Some illegal practices that tend to happen are libel and slander. Libel is printing statements to subject a person to a bad reputation. Whereas slander is doing the same but it is spoken. Defamation is the mix of the two. This all goes back to watching the context in which your language is used.
Public relations practitioners should be familiar with laws pertaining to copyright and trademarks. A copyright is protection of expressed ideas and creative work from unauthorized use. For instance, all the Harry Potter books and any song that is written are copyrighted. A trademark is anything pertaining to a product’s symbol, word and/or slogan. For example, L’Oréal® Paris’ slogan is “Because you’re worth it.” The Voluminous® line is a registered trademark of the company. Hence, the “R” with a circle around it.

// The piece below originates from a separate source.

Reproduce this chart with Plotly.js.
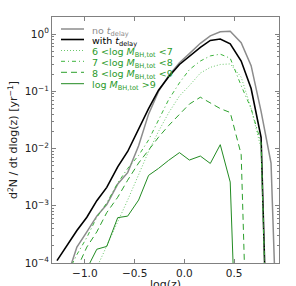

There are certain regulatory agencies that make sure that businesses and public relations practitioners follow these laws. The Federal Trade Commission is in charge of making sure advertisements are not misleading and deceptive. The Securities and Exchange Commission protects the financial information of public companies and their stockholders. Everyone should be familiar of the Food and Drug Administration. They are in charge of overseeing that the advertisements and promotions of any prescription drugs, over-the-counter drugs, and cosmetics are not misleading and false. Just make sure that the claims the you make in financial reports, new releases, advertisements, and pitch letters are have information supporting those claims. Like journalists, stick to the facts and play up any products and services. You can not fool the public.
Speaking of misleading advertisements, what advertisements do you feel are not 100 percent true?